Thursday, May 22, 2008

«Orrori del passato e violenza popolare»

«Orrori del passato e violenza popolare»

Corriere della Sera del 22 maggio 2008, pag. 17

di Alessandra Muglia

«La caccia alle streghe in Kenya? È simile alla caccia ai rifugiati che si è scatenata in Sudafrica». Ne è convinta la storica Anna Foa, docente all'Università di Roma e autrice, tra l'altro, di Eretici. Storie di streghe, ebrei e convertiti (Il Mulino).


Le streghe come gli immigrati dice lei: ma cos'hanno in comune?
«Sono tutti vittime della violenza popolare, una violenza incontrollabile proveniente dal basso che si accanisce contro il diverso. I due casi segnalano una situazione di forte tensione sociale. I moventi, i meccanismi sociali e le paure che ne stanno alla base sono gli stessi. Del resto ci siamo passati anche noi in Europa neanche troppo tempo fa: nel '500-'600 i protestanti scatenarono la caccia alle streghe in periodi turbolenti, durante le rivoluzione inglese e la guerra dei Trent'anni».


E il pensiero magico che ruolo gioca?
«Bruciando la strega si brucia il male che si è impossessato di lei, viene annientato il suo potere di agire. È un atto di purificazione. Buona parte dell'Africa è impregnata di pensiero magico e anche da noi oggi imperversano maghi e astrologhi. Ma, come dire, questo pensiero è spesso neutralizzato, da solo di solito non basta a generare la furia omicida, ci vogliono altri elementi. Le violenze scaricano sul nemico esterno tensioni che hanno poco a che vedere con la stregoneria ».
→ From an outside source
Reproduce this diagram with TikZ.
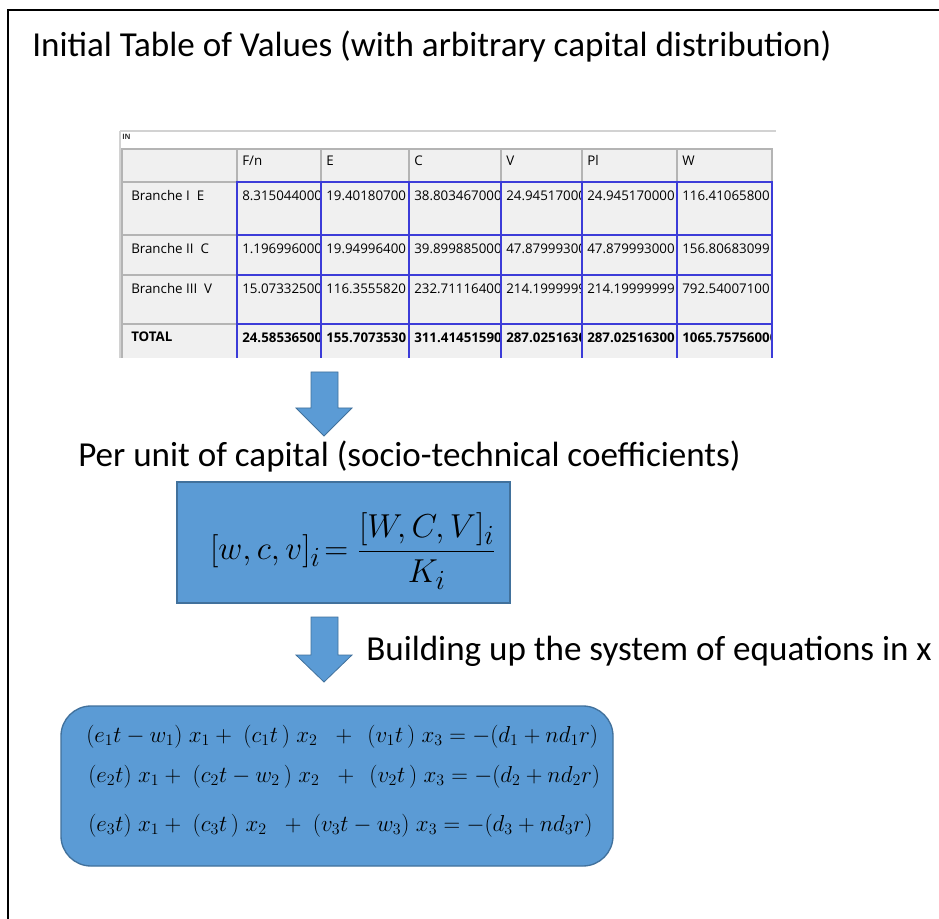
\documentclass[tikz,border=0pt]{standalone}
\usepackage{fontspec}
\usepackage{amsmath}
\setmainfont{Carlito}
\newfontfamily\tabfont{Open Sans}
\definecolor{boxfill}{HTML}{5B9BD5}
\definecolor{boxline}{HTML}{41719C}
\definecolor{cellgray}{HTML}{F0F0F0}
\definecolor{cellblue}{HTML}{3C3CD8}
\definecolor{hdrline}{HTML}{B4B4B4}
\tikzset{
  bigtext/.style={anchor=base west, inner sep=0pt, font=\fontsize{26.3}{31}\selectfont},
  tabtxt/.style={anchor=base west, inner sep=0pt, font=\tabfont\fontsize{10}{12}\selectfont},
  bluecell/.style={draw=cellblue, line width=1.5pt},
  hdrcell/.style={fill=cellgray, draw=hdrline, line width=1.2pt},
  blockarrow/.style={fill=boxfill, draw=boxline, line width=0.6pt},
  bluebox/.style={fill=boxfill, draw=boxline, line width=1pt},
  eqtxt/.style={anchor=base west, inner sep=0pt, font=\fontsize{17.1}{20}\selectfont}
}
% data cell: name, x1, y1, x2, y2, text
\newcommand\dcell[6]{%
  \fill[cellgray] (#2,#3) rectangle (#4,#5);
  \begin{scope}[shift={(#2,#3)}]
    \clip (0,0) rectangle (#4-#2-2,#5-#3);
    \node[tabtxt] (#1) at (5,19) {#6};
  \end{scope}
  \draw[bluecell] (#2,#3) rectangle (#4,#5);
}
\usetikzlibrary{calc}
\begin{document}
\begin{tikzpicture}[x=0.75pt,y=-0.75pt]
\useasboundingbox (0,0) rectangle (939,919);
\clip (0,0) rectangle (939,919);
\fill[white] (0,0) rectangle (939,919);
% frame
\draw[line width=1.6pt] (8,10) rectangle (980,960);

% title
\node[bigtext] (title) at (32,57) {Initial Table of Values (with arbitrary capital distribution)};

% ---------- table ----------
\begin{scope}
\clip (119,129) rectangle (777,358);
\fill[white] (119,129) rectangle (777,358);
\draw[hdrline!60, line width=0.8pt] (120,131) -- (776,131);
\draw[hdrline!60, line width=0.8pt] (120,131) -- (120,400);
\node[anchor=base west, inner sep=0pt, font=\tabfont\bfseries\fontsize{5.5}{6}\selectfont, text=black!80] (inlab) at (122,140) {IN};
% header row
\foreach \xa/\xb in {122/237,237/321,321/409,409/501,501/582,582/677,677/772}{
  \draw[hdrcell] (\xa,149) rectangle (\xb,182);
}
\node[tabtxt] (hF) at (242,166) {F/n};
\node[tabtxt] (hE) at (326,166) {E};
\node[tabtxt] (hC) at (414,166) {C};
\node[tabtxt] (hV) at (506,166) {V};
\node[tabtxt] (hP) at (587,166) {Pl};
\node[tabtxt] (hW) at (682,166) {W};
% row headers
\draw[hdrcell] (122,182) rectangle (237,235);
\draw[hdrcell] (122,235) rectangle (237,275);
\draw[hdrcell] (122,275) rectangle (237,324);
\draw[hdrcell] (122,324) rectangle (237,370);
\node[tabtxt] (r1) at (131,201) {Branche I\ \ E};
\node[tabtxt] (r2) at (131,254) {Branche II\ \ C};
\node[tabtxt] (r3) at (131,294) {Branche III\ \ V};
\node[tabtxt, font=\tabfont\bfseries\fontsize{10}{12}\selectfont] (r4) at (131,342) {TOTAL};
% data rows
\dcell{a11}{237}{182}{321}{235}{8.3150440000}
\dcell{a12}{321}{182}{409}{235}{19.40180700}
\dcell{a13}{409}{182}{501}{235}{38.803467000}
\dcell{a14}{501}{182}{582}{235}{24.94517000}
\dcell{a15}{582}{182}{677}{235}{24.945170000}
\dcell{a16}{677}{182}{772}{235}{116.41065800}
\dcell{a21}{237}{235}{321}{275}{1.1969960000}
\dcell{a22}{321}{235}{409}{275}{19.94996400}
\dcell{a23}{409}{235}{501}{275}{39.899885000}
\dcell{a24}{501}{235}{582}{275}{47.87999300}
\dcell{a25}{582}{235}{677}{275}{47.879993000}
\dcell{a26}{677}{235}{772}{275}{156.80683099}
\dcell{a31}{237}{275}{321}{324}{15.073325000}
\dcell{a32}{321}{275}{409}{324}{116.3555820}
\dcell{a33}{409}{275}{501}{324}{232.71116400}
\dcell{a34}{501}{275}{582}{324}{214.1999999}
\dcell{a35}{582}{275}{677}{324}{214.19999999}
\dcell{a36}{677}{275}{772}{324}{792.54007100}
\dcell{a41}{237}{324}{321}{372}{\bfseries 24.58536500}
\dcell{a42}{321}{324}{409}{372}{\bfseries 155.7073530}
\dcell{a43}{409}{324}{501}{372}{\bfseries 311.41451590}
\dcell{a44}{501}{324}{582}{372}{\bfseries 287.0251630}
\dcell{a45}{582}{324}{677}{372}{\bfseries 287.02516300}
\dcell{a46}{677}{324}{772}{372}{\bfseries 1065.75756000}
\end{scope}

% ---------- arrow 1 ----------
\filldraw[blockarrow] (311,372) -- (338,372) -- (338,408) -- (352,408) -- (324,436) -- (296,408) -- (311,408) -- cycle;

\node[bigtext] (perunit) at (78,467) {Per unit of capital (socio-technical coefficients)};

% formula box
\node[bluebox, minimum width=333*0.75pt, minimum height=121*0.75pt, inner sep=0pt] (fbox) at (343.5,542.5) {};
\node[inner sep=0pt, font=\fontsize{32}{36}\selectfont] (formula) at (353,551) {$[w,c,v]_i\!=\dfrac{[W,C,V]_i}{K_i}$};

% ---------- arrow 2 ----------
\filldraw[blockarrow] (311,617) -- (338,617) -- (338,655) -- (352,655) -- (324,682) -- (296,655) -- (311,655) -- cycle;

\node[bigtext] (building) at (366,660) {Building up the system of equations in x};

% equation box
\node[bluebox, rounded corners=30*0.75pt, minimum width=552*0.75pt, minimum height=160*0.75pt, inner sep=0pt] (ebox) at (337,786) {};
\node[eqtxt] (eq1) at (86,742) {$(e_1t-w_1)\;x_1+\;(c_1t\,)\;x_2\;\;+\;\,(v_1t\,)\;x_3=-(d_1+nd_1r)$};
\node[eqtxt] (eq2) at (88,782) {$(e_2t)\;x_1+\;(c_2t-w_2\,)\;x_2\;\;+\;\,(v_2t\,)\;x_3=-(d_2+nd_2r)$};
\node[eqtxt] (eq3) at (88,831) {$(e_3t)\;x_1+\;(c_3t\,)\;x_2\;\;+\;(v_3t-w_3)\;x_3=-(d_3+nd_3r)$};
\end{tikzpicture}
\end{document}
Le streghe però sono sempre donne.
«Le donne sono considerate streghe in più culture: in quella occidentale- cristiana-europea perché ritenute più deboli e più lontane dalla divinità rispetto all'uomo. In Africa sono viste come tramite del male perché hanno un rapporto più stretto con la natura e i suoi poteri: la guaritrice è anche strega. Ma nei momenti di panico, quando si scatena la violenza popolare per riportare l'ordine, tutti possono essere presi di mira. Anche e soprattutto i bambini».


Come guarda a questi episodi?
«Con orrore. Ho il senso di una modernità incompiuta. Una modernità così piena degli orrori del passato non è una modernità liberata. E temo che non si tratti di residui del passato, di epigoni. Troppo volte lo abbiamo pensato».


Rimedi?
«La pressione internazionale. Sono violenze da reprimere con la forza: questa è una condizione da porre ai governi interessati per poter ricevere aiuti. Questi episodi devono essere considerati così gravi da mettere in crisi l'immagine del Paese. Altro che deviazioni marginali ».